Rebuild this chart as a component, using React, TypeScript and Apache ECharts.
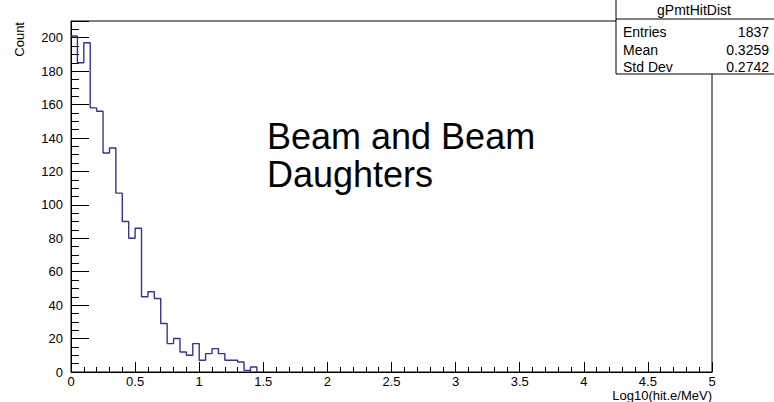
import React, { useEffect, useRef } from "react";
import * as echarts from "echarts";

// Histogram: bin width 0.05 in Log10(hit.e/MeV), bins starting at 0
const binWidth = 0.05;
const counts = [
  201, 185, 197, 158, 156, 131, 134, 107, 90, 80,
  86, 45, 48, 44, 29, 17, 20, 12, 10, 17,
  7, 11, 14, 11, 7, 7, 6, 1, 3,
];
const statsTitle = "gPmtHitDist";
const statsLabels = ["Entries", "Mean", "Std Dev"];
const statsValues = ["1837", "0.3259", "0.2742"];
const annotation = "Beam and Beam\nDaughters";
const xTitle = "Log10(hit.e/MeV)";
const yTitle = "Count";

const FONT = "'Liberation Sans', Arial, Helvetica, sans-serif";

export default function App() {
  const ref = useRef<HTMLDivElement>(null);
  useEffect(() => {
    if (!ref.current) return;
    const chart = echarts.init(ref.current, null, { renderer: "svg" });
    const data: [number, number][] = counts.map((c, i) => [i * binWidth, c]);
    data.push([counts.length * binWidth, 0]);

    const statsX = 616;
    const statsW = 162;
    const rowY = [32, 50, 67];

    chart.setOption({
      animation: false,
      backgroundColor: "#ffffff",
      textStyle: { fontFamily: FONT },
      grid: {
        left: 71,
        right: 62,
        top: 21,
        bottom: 30,
        show: true,
        borderColor: "#000",
        borderWidth: 1,
        backgroundColor: "transparent",
        outerBoundsMode: "none",
      },
      xAxis: {
        type: "value",
        min: 0,
        max: 5,
        interval: 0.5,
        axisLine: { show: true, onZero: false, lineStyle: { color: "#000", width: 1 } },
        axisTick: { show: true, inside: true, length: 10, lineStyle: { color: "#000" } },
        minorTick: { show: true, splitNumber: 5, length: 5, lineStyle: { color: "#000" } },
        splitLine: { show: false },
        axisLabel: {
          fontFamily: FONT,
          fontSize: 13,
          color: "#000",
          margin: 3,
          formatter: (v: number) => String(v),
        },
      },
      yAxis: {
        type: "value",
        min: 0,
        max: 210,
        interval: 20,
        axisLine: { show: true, onZero: false, lineStyle: { color: "#000", width: 1 } },
        axisTick: { show: true, inside: true, length: 18, lineStyle: { color: "#000" } },
        minorTick: { show: true, splitNumber: 4, length: 8, lineStyle: { color: "#000" } },
        splitLine: { show: false },
        axisLabel: {
          fontFamily: FONT,
          fontSize: 13,
          color: "#000",
          margin: 8,
          showMaxLabel: false,
        },
      },
      series: [
        {
          type: "line",
          step: "end",
          data,
          symbol: "none",
          lineStyle: { color: "#333399", width: 1.4 },
          silent: true,
        },
      ],
      graphic: [
        {
          type: "text",
          left: 267,
          top: 117,
          style: {
            text: annotation,
            font: `36px ${FONT}`,
            fill: "#000",
            lineHeight: 38,
          },
        },
        {
          type: "text",
          x: 712,
          y: 389,
          style: {
            text: xTitle,
            font: `13px ${FONT}`,
            fill: "#000",
            align: "right",
            verticalAlign: "top",
          },
        },
        {
          type: "text",
          x: 26,
          y: 22,
          rotation: Math.PI / 2,
          style: {
            text: yTitle,
            font: `13px ${FONT}`,
            fill: "#000",
            align: "right",
            verticalAlign: "bottom",
          },
        },
        {
          type: "rect",
          shape: { x: statsX, y: -1, width: statsW, height: 75 },
          style: { fill: "#fff", stroke: "#000", lineWidth: 1 },
        },
        {
          type: "line",
          shape: { x1: statsX, y1: 19, x2: statsX + statsW, y2: 19 },
          style: { stroke: "#000", lineWidth: 1 },
        },
        {
          type: "text",
          x: statsX + statsW / 2 - 3,
          y: 10,
          style: {
            text: statsTitle,
            font: `14px ${FONT}`,
            fill: "#000",
            align: "center",
            verticalAlign: "middle",
          },
        },
        ...statsLabels.map((l, i) => ({
          type: "text",
          x: statsX + 7,
          y: rowY[i],
          style: { text: l, font: `14px ${FONT}`, fill: "#000", align: "left", verticalAlign: "middle" },
        })),
        ...statsValues.map((v, i) => ({
          type: "text",
          x: 769,
          y: rowY[i],
          style: { text: v, font: `14px ${FONT}`, fill: "#000", align: "right", verticalAlign: "middle" },
        })),
      ],
    });
    return () => chart.dispose();
  }, []);
  return <div ref={ref} style={{ width: 774, height: 402, position: "absolute", left: 0, top: 0 }} />;
}
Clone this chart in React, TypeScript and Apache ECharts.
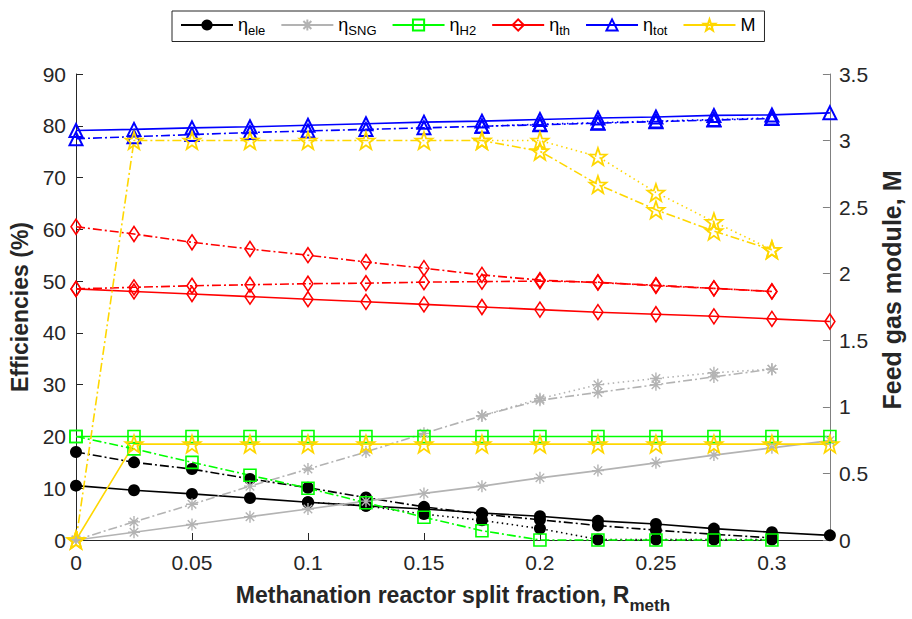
import React, { useEffect, useRef } from 'react';
import * as echarts from 'echarts';

// ---------------- data ----------------
const xs = [0, 0.025, 0.05, 0.075, 0.1, 0.125, 0.15, 0.175, 0.2, 0.225, 0.25, 0.275, 0.3, 0.325];

// electrical efficiency (%)
const eleSolid = [10.5, 9.6, 8.9, 8.1, 7.3, 6.6, 6.0, 5.2, 4.6, 3.7, 3.1, 2.2, 1.5, 0.9];
const eleDashDot = [17.0, 15.0, 13.7, 11.8, 10.1, 8.2, 6.4, 5.0, 3.9, 2.8, 1.9, 1.1, 0.4];
const eleDotted = [null, null, null, null, 7.3, 6.6, 5.0, 3.8, 2.2, 0.1, 0.1, 0.1, 0.1];

// SNG efficiency (%)
const sngSolid = [0, 1.5, 3.0, 4.5, 6.0, 7.5, 9.0, 10.4, 12.0, 13.4, 14.9, 16.4, 17.8, 19.2];
const sngDashDot = [0, 3.5, 6.9, 10.4, 13.7, 17.0, 20.6, 24.0, 27.0, 28.5, 30.0, 31.5, 33.0];
const sngDotted = [null, null, null, null, null, null, null, 24.0, 27.3, 30.0, 31.2, 32.3, 33.0];

// H2 efficiency (%)
const h2Solid = [20, 20, 20, 20, 20, 20, 20, 20, 20, 20, 20, 20, 20, 20];
const h2DashDot = [20, 17.6, 15.0, 12.5, 10.0, 7.2, 4.4, 1.8, 0, 0, 0, 0, 0];

// thermal efficiency (%)
const thSolid = [48.5, 48.0, 47.5, 47.0, 46.5, 46.0, 45.5, 45.0, 44.5, 44.0, 43.6, 43.2, 42.7, 42.2];
const thDashDotHigh = [60.5, 59.1, 57.5, 56.2, 55.0, 53.7, 52.5, 51.2, 50.2, 49.7, 49.2, 48.6, 48.0];
const thDashDotLow = [48.5, 48.8, 49.1, 49.3, 49.5, 49.6, 49.8, 49.9, 50.0, 49.8, 49.1, 48.6, 48.0];

// total efficiency (%)
const totSolid = [79.1, 79.3, 79.6, 79.8, 80.1, 80.4, 80.7, 80.9, 81.2, 81.5, 81.7, 82.0, 82.1, 82.5];
const totDashDot = [77.5, 77.9, 78.3, 78.7, 79.0, 79.3, 79.6, 79.9, 80.2, 80.5, 80.8, 81.1, 81.4];
const totDotted = [null, null, null, null, null, null, null, 79.9, 80.3, 80.6, 80.9, 81.2, 81.5];

// feed gas module M (right axis)
const mSolid = [0, 0.72, 0.72, 0.72, 0.72, 0.72, 0.72, 0.72, 0.72, 0.72, 0.72, 0.72, 0.72, 0.72];
const mDashDot = [0, 3.0, 3.0, 3.0, 3.0, 3.0, 3.0, 3.0, 2.92, 2.67, 2.48, 2.32, 2.18];
const mDotted = [null, null, null, null, null, null, null, 3.0, 3.0, 2.88, 2.61, 2.39, 2.18];

const legendNames = ['ele', 'SNG', 'H2', 'th', 'tot', 'M'];
const leftTicks = { min: 0, max: 90, interval: 10 };
const rightTicks = { min: 0, max: 3.5, interval: 0.5 };
const xTicks = { min: 0, max: 0.325, interval: 0.05 };

// ---------------- styles ----------------
const FONT = "'Liberation Sans', Arial, Helvetica, sans-serif";
const TXT = '#262626';
const C = {
  ele: '#000000',
  sng: '#B3B3B3',
  h2: '#00FF00',
  th: '#FF0000',
  tot: '#0000FF',
  m: '#FFD700',
};
const STAR =
  'path://M0,-10 L2.35,-3.24 L9.51,-3.09 L3.8,1.24 L5.88,8.09 L0,4.1 L-5.88,8.09 L-3.8,1.24 L-9.51,-3.09 L-2.35,-3.24 Z';
const ASTER =
  'path://M0,-10 L0,10 M-10,0 L10,0 M-7.07,-7.07 L7.07,7.07 M-7.07,7.07 L7.07,-7.07';

const DASHDOT = [9, 3, 2, 3];
const DOTTED = [1.5, 3.5];

type Mk = { symbol: string; size: number | number[]; filled: boolean; bw: number };
const MK: Record<string, Mk> = {
  ele: { symbol: 'circle', size: 12, filled: true, bw: 0 },
  sng: { symbol: ASTER, size: 12, filled: false, bw: 1.4 },
  h2: { symbol: 'rect', size: 12, filled: false, bw: 1.6 },
  th: { symbol: 'diamond', size: [10, 15], filled: false, bw: 1.6 },
  tot: { symbol: 'triangle', size: 13, filled: false, bw: 2 },
  m: { symbol: STAR, size: 17, filled: false, bw: 1.8 },
};

function pairs(vals: (number | null)[]) {
  const out: number[][] = [];
  vals.forEach((v, i) => {
    if (v !== null && v !== undefined) out.push([xs[i], v]);
  });
  return out;
}

function mkSeries(name: string, key: keyof typeof C, vals: (number | null)[], dash: any, yAxisIndex = 0) {
  const color = C[key];
  const mk = MK[key];
  return {
    type: 'line',
    name,
    yAxisIndex,
    data: pairs(vals),
    symbol: mk.symbol,
    symbolSize: mk.size,
    showSymbol: true,
    clip: false,
    lineStyle: { color, width: 1.6, type: dash },
    itemStyle: mk.filled
      ? { color, borderWidth: 0 }
      : { color: 'rgba(0,0,0,0)', borderColor: color, borderWidth: mk.bw },
    emphasis: { disabled: true },
    z: 2,
  };
}

function buildOption() {
  const series = [
    mkSeries('ele', 'ele', eleSolid, 'solid'),
    mkSeries('ele_b', 'ele', eleDashDot, DASHDOT),
    mkSeries('ele_c', 'ele', eleDotted, DOTTED),
    mkSeries('SNG', 'sng', sngSolid, 'solid'),
    mkSeries('SNG_b', 'sng', sngDashDot, DASHDOT),
    mkSeries('SNG_c', 'sng', sngDotted, DOTTED),
    mkSeries('H2', 'h2', h2Solid, 'solid'),
    mkSeries('H2_b', 'h2', h2DashDot, DASHDOT),
    mkSeries('th', 'th', thSolid, 'solid'),
    mkSeries('th_b', 'th', thDashDotHigh, DASHDOT),
    mkSeries('th_c', 'th', thDashDotLow, DASHDOT),
    mkSeries('tot', 'tot', totSolid, 'solid'),
    mkSeries('tot_b', 'tot', totDashDot, DASHDOT),
    mkSeries('tot_c', 'tot', totDotted, DOTTED),
    mkSeries('M', 'm', mSolid, 'solid', 1),
    mkSeries('M_b', 'm', mDashDot, DASHDOT, 1),
    mkSeries('M_c', 'm', mDotted, DOTTED, 1),
  ];

  const axisLabel = { fontSize: 21, color: TXT, fontFamily: FONT };

  return {
    animation: false,
    backgroundColor: '#ffffff',
    textStyle: { fontFamily: FONT },
    grid: { left: 76, right: 76, top: 74, bottom: 78, containLabel: false },
    legend: {
      data: legendNames,
      left: 172,
      top: 11,
      orient: 'horizontal',
      itemWidth: 52,
      itemHeight: 14,
      itemGap: 15,
      padding: [5, 9, 5, 8],
      borderColor: TXT,
      borderWidth: 1,
      backgroundColor: '#ffffff',
      selectedMode: false,
      formatter: (n: string) => (n === 'M' ? '{m|M}' : '{g|η}{s|' + n + '}'),
      textStyle: {
        color: '#000',
        fontFamily: FONT,
        rich: {
          g: { fontSize: 18, fontFamily: FONT, color: '#000' },
          s: { fontSize: 13, fontFamily: FONT, color: '#000', padding: [10, 0, 0, 0] },
          m: { fontSize: 18, fontFamily: FONT, color: '#000' },
        },
      },
    },
    xAxis: {
      type: 'value',
      min: xTicks.min,
      max: xTicks.max,
      interval: xTicks.interval,
      name: '{t|Methanation reactor split fraction, R}{s|meth}',
      nameLocation: 'middle',
      nameGap: 35,
      nameTextStyle: {
        rich: {
          t: { fontSize: 23, fontWeight: 'bold', color: TXT, fontFamily: FONT },
          s: { fontSize: 17, fontWeight: 'bold', color: TXT, fontFamily: FONT, padding: [22, 0, 0, 0] },
        },
      },
      axisLine: { show: true, onZero: false, lineStyle: { color: TXT, width: 1 } },
      axisTick: { show: true, inside: true, length: 7, lineStyle: { color: TXT } },
      axisLabel: {
        ...axisLabel,
        margin: 12,
        formatter: (v: number) => {
          const k = Math.round(v / 0.05);
          if (Math.abs(v - k * 0.05) > 1e-6) return '';
          return String(+(k * 0.05).toFixed(2));
        },
      },
      splitLine: { show: false },
    },
    yAxis: [
      {
        type: 'value',
        position: 'left',
        min: leftTicks.min,
        max: leftTicks.max,
        interval: leftTicks.interval,
        name: 'Efficiencies (%)',
        nameLocation: 'middle',
        nameRotate: 90,
        nameGap: 40,
        nameTextStyle: { fontSize: 23, fontWeight: 'bold', color: TXT, fontFamily: FONT },
        axisLine: { show: true, lineStyle: { color: TXT, width: 1 } },
        axisTick: { show: true, inside: true, length: 7, lineStyle: { color: TXT } },
        axisLabel: { ...axisLabel, margin: 10 },
        splitLine: { show: false },
      },
      {
        type: 'value',
        position: 'right',
        min: rightTicks.min,
        max: rightTicks.max,
        interval: rightTicks.interval,
        name: 'Feed gas module, M',
        nameLocation: 'middle',
        nameRotate: 90,
        nameGap: 44,
        nameTextStyle: {
          fontSize: 25,
          fontWeight: 'bold',
          color: TXT,
          fontFamily: FONT,
          padding: [0, 0, 0, 34],
        },
        axisLine: { show: true, lineStyle: { color: '#808080', width: 1 } },
        axisTick: { show: true, inside: true, length: 7, lineStyle: { color: '#808080' } },
        axisLabel: { ...axisLabel, margin: 9 },
        splitLine: { show: false },
      },
    ],
    series,
  };
}

export default function App() {
  const ref = useRef<HTMLDivElement>(null);
  useEffect(() => {
    if (!ref.current) return;
    const chart = echarts.init(ref.current, null, { renderer: 'svg' });
    chart.setOption(buildOption() as any);
    return () => chart.dispose();
  }, []);
  return (
    <div
      ref={ref}
      style={{ position: 'fixed', left: 0, top: 0, width: 912, height: 619, background: '#fff' }}
    />
  );
}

Aim of the exercise: Leaving out all pictures, set down exactly the lines of the material above, from the line with "Clone this chart" to the line with "31.2, 32.3, 33.0];" inclusive, and no others.

Response to this exercise:
Clone this chart in React, TypeScript and Apache ECharts.
import React, { useEffect, useRef } from 'react';
import * as echarts from 'echarts';

// ---------------- data ----------------
const xs = [0, 0.025, 0.05, 0.075, 0.1, 0.125, 0.15, 0.175, 0.2, 0.225, 0.25, 0.275, 0.3, 0.325];

// electrical efficiency (%)
const eleSolid = [10.5, 9.6, 8.9, 8.1, 7.3, 6.6, 6.0, 5.2, 4.6, 3.7, 3.1, 2.2, 1.5, 0.9];
const eleDashDot = [17.0, 15.0, 13.7, 11.8, 10.1, 8.2, 6.4, 5.0, 3.9, 2.8, 1.9, 1.1, 0.4];
const eleDotted = [null, null, null, null, 7.3, 6.6, 5.0, 3.8, 2.2, 0.1, 0.1, 0.1, 0.1];

// SNG efficiency (%)
const sngSolid = [0, 1.5, 3.0, 4.5, 6.0, 7.5, 9.0, 10.4, 12.0, 13.4, 14.9, 16.4, 17.8, 19.2];
const sngDashDot = [0, 3.5, 6.9, 10.4, 13.7, 17.0, 20.6, 24.0, 27.0, 28.5, 30.0, 31.5, 33.0];
const sngDotted = [null, null, null, null, null, null, null, 24.0, 27.3, 30.0, 31.2, 32.3, 33.0];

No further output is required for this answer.